The Mudcat Café TM
Thread #161867   Message #4120266
Posted By: keberoxu
18-Sep-21 - 01:19 PM
Thread Name: BS: stay afloat while others don't
Subject: RE: BS: stay afloat while others don't
I have been locked out of my residence bedroom.
The funny thing is, I have the device to unlock the door mechanism,
right here in my hand.
It just doesn't function.

You see, after a rash of thefts this summer,
a decision was arrived at.
All the residence bedroom doors,
which had conventional locks in the doorknob with metal keys,
would change over.

So the past week was spent collecting those metal keys from us,
after fitting each door with an electronic lock device,
activated (unlocked) with an electronic key fob.
Not just any device, but the sort with a
"high-security" rating,
which means you have to hold the fob up to the door device panel
just so,
you cannot merely wave it about, or touch the panel anywhere.

It was working yesterday and the day before.
I left my bedroom this morning, key fob in hand as it ought to be.
I come back, and the lock mechanism does not respond to the fob.

I go to nursing.

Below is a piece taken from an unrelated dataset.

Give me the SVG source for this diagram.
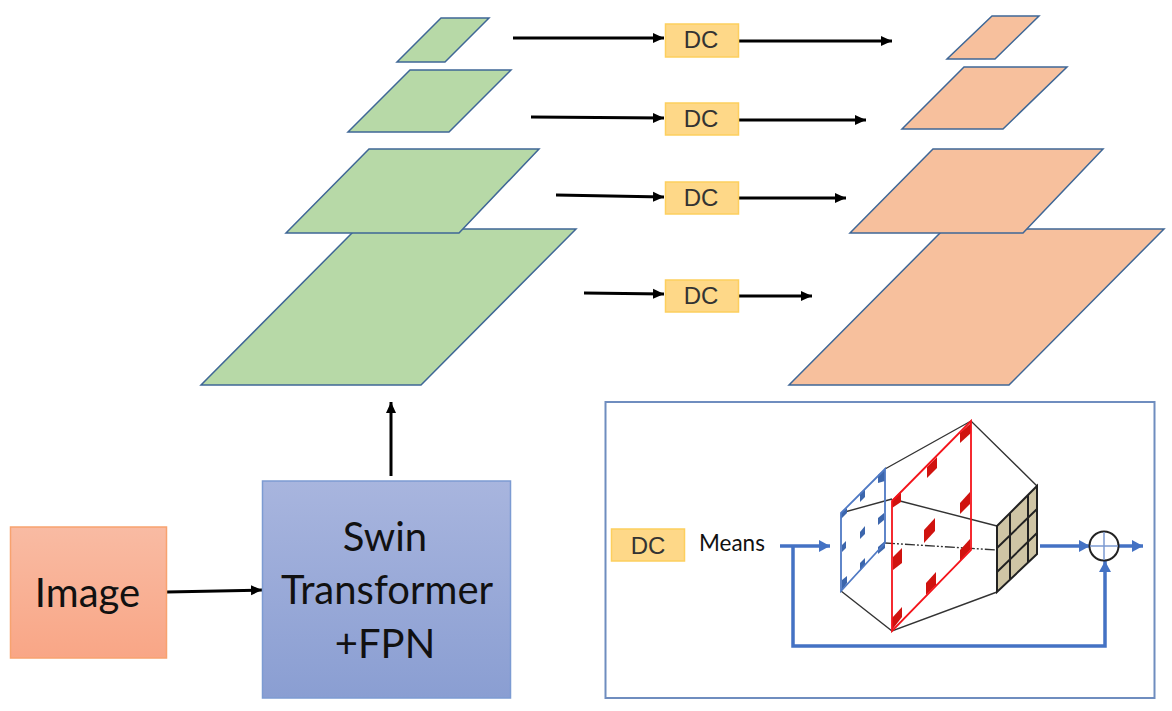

The charge nurse is on the phone,
demanding to somebody else to tell her where to find the master
which will unlock any and all bedroom lock mechanisms.
Another nurse, on hearing my complaint,
accompanies me from the nurses' station to my bedroom door.
She has her own key fob with her ...
and her key fob also will not open my door. Nothing will.

Then it is explained to me that I am far from the only patient with this dilemma, as there are
other patients who are shut out of their bedrooms because the key fob stopped unlocking their door today
after functioning correctly yesterday and the day before.

I dunno.
As I always kept my door unlocked regardless, and am careful
with personal effects,
the series of thefts left me unscathed anyway.

Of course, as you would expect in a psychiatric treatment place,
the patient population includes people who feel out of control
if they can't control their bedroom doors.
One example is a patient
whose history of abuse and trauma includes
being shut up in closets.
For this patient, it is essential to be able to open the door
under any and all circumstances;
they lock the door on leaving the room,
but while inside the room
they feel anxious, or worse, behind a locked door.

Sometimes the solution makes a problem worse?